If you publish a novel and someone copies it, proving theft is easy: the characters, dialogue, and plot belong to you. But what if you publish a dictionary, an encyclopedia, or a city map?
You can’t copyright the definition of “apple,” the birth-date of Abraham Lincoln, or the location of Main Street. Facts belong to the public domain. For decades, reference publishers faced a massive problem: how do you stop a competitor from simply buying your heavily researched book, copying all the public-domain facts, and selling it as their own work?
To protect their intellectual property, publishers had to get sneaky. They started hiding deliberate lies among the truth. Welcome to the world of copyright traps.

The Mountweazel: An Encyclopedia’s Ghost
The most famous type of literary copyright trap is the Mountweazel. The term originates from the 1975 edition of the New Columbia Encyclopedia.
To protect their exhaustive biographical data, the editors completely fabricated the life of a woman named Lillian Virginia Mountweazel. According to her entry, she was an American fountain designer and photographer, celebrated for her photo essay of rural mailboxes, who tragically died in an explosion in 1973.
None of it was true. But if a rival publisher released a new encyclopedia that also included the tragic tale of Lillian Mountweazel, Columbia University Press would have undeniable proof of plagiarism in a court of law. Independent research would never yield a biography of a person who didn’t exist.
The Nihilartikel: Dictionaries and Fake Words
When this tactic is used in dictionaries, it is often referred to by the wonderful German word Nihilartikel (literally: “nothing article”).
Lexicographers will occasionally invent a completely fake word, give it a plausible pronunciation guide, and write a standard definition. One of the most famous modern examples occurred in the 2001 New Oxford American Dictionary.
Esquivalience (noun): The willful avoidance of one’s official responsibilities.
The word was entirely made up by editor Christine Lindberg. Sure enough, shortly after publication, “esquivalience” began miraculously appearing in rival dictionaries and online portals, proving that competitors were scraping Oxford’s data rather than doing their own lexicography.

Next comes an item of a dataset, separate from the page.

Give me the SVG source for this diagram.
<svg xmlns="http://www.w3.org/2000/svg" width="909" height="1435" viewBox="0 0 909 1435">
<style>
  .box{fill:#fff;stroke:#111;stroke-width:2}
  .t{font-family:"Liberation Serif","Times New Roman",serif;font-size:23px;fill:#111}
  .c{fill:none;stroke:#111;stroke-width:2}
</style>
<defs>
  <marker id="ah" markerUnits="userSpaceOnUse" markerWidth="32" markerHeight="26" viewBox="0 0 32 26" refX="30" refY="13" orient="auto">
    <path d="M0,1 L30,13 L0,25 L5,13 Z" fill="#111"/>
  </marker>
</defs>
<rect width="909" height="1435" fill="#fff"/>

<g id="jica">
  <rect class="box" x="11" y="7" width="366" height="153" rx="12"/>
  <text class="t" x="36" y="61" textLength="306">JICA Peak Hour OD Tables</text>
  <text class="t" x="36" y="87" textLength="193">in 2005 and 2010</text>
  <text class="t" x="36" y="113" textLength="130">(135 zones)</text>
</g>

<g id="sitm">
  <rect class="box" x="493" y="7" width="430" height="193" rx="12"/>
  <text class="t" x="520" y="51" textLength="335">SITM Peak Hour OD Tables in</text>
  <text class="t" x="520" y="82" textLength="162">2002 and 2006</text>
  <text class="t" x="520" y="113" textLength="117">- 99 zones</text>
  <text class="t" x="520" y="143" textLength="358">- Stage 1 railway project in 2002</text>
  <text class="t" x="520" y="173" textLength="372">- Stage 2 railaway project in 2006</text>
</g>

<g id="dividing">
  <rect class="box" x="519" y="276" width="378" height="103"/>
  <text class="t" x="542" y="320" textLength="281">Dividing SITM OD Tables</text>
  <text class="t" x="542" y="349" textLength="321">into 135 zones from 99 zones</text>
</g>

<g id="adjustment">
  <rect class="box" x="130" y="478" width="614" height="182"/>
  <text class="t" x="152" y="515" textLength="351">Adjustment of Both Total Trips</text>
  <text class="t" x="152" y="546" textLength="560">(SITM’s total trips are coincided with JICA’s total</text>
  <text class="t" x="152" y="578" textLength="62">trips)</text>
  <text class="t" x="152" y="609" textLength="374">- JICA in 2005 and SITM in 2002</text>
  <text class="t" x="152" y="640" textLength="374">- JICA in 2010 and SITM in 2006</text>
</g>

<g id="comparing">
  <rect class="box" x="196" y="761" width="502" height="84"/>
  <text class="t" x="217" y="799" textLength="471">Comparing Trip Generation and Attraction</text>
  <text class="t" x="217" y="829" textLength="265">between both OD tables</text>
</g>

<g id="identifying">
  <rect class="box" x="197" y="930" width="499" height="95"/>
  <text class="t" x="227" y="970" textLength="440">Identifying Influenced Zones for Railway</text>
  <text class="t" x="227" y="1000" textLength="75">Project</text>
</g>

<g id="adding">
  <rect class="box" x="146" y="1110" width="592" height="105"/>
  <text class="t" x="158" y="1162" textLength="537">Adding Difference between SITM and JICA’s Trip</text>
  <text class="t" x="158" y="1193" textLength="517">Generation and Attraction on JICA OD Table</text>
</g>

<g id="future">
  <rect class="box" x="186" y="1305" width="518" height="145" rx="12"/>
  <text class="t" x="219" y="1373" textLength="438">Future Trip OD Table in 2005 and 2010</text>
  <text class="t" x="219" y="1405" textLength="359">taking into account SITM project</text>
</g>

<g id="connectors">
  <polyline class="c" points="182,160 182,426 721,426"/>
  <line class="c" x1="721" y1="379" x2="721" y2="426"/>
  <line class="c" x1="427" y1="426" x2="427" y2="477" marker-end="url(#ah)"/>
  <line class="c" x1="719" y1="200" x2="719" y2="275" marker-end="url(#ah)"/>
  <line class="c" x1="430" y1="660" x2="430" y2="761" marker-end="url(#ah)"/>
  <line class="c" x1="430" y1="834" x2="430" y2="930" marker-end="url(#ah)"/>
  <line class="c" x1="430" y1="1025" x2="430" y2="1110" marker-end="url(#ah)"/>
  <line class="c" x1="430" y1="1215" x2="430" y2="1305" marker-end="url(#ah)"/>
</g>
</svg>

Trap Streets: The Cartographer’s Secret Weapon
Mapmakers have perhaps the hardest job of all when it comes to copyright. To protect their painstakingly surveyed street maps, cartographers employ what are known as trap streets.
A trap street is a minor, fictitious road inserted into a map. It might be a tiny cul-de-sac drawn where a solid block of houses actually sits, or a fake name applied to an otherwise unnamed dirt road.
The most legendary trap street in history actually backfired in the most spectacular way possible: Agloe, New York.
- In the 1930s, the General Drafting Company created a fake town called Agloe on a dirt road map of New York State as a copyright trap.
- Years later, the rival company Rand McNally published a map that included Agloe.
- General Drafting sued for copyright infringement.
- However, Rand McNally won the case. Why? Because somebody had seen the original map, driven to the empty intersection, and built the “Agloe General Store.” Because the store physically existed, Rand McNally successfully argued that Agloe was now a real place, making the fact public domain!
Why Copyright Traps Still Matter Today
In the era of AI and digital data scraping, the concept of the Mountweazel is more relevant than ever. Tech companies, database managers, and online directories still use “dummy data” to track whether their information is being illegally scraped by automated bots. If a piece of software ingests a database and spits out a uniquely identifiable, fake data point, the original creators know exactly who stole their work.
Summary Table: Types of Copyright Traps
| Trap Name | Medium | Famous Example | Result / Purpose |
| Mountweazel | Encyclopedias / Biographies | Lillian Virginia Mountweazel | Proves unauthorized copying of biographical data. |
| Nihilartikel | Dictionaries / Glossaries | Esquivalience | Catches rival lexicographers stealing definitions. |
| Trap Street | Maps / Cartography | Agloe, New York | Protects expensive geographic surveys from replication. |
The next time you are flipping through a heavy reference book or looking at a highly detailed map, remember that you might be looking at a carefully constructed illusion. In order to protect the absolute truth, sometimes you have to publish a little bit of fiction.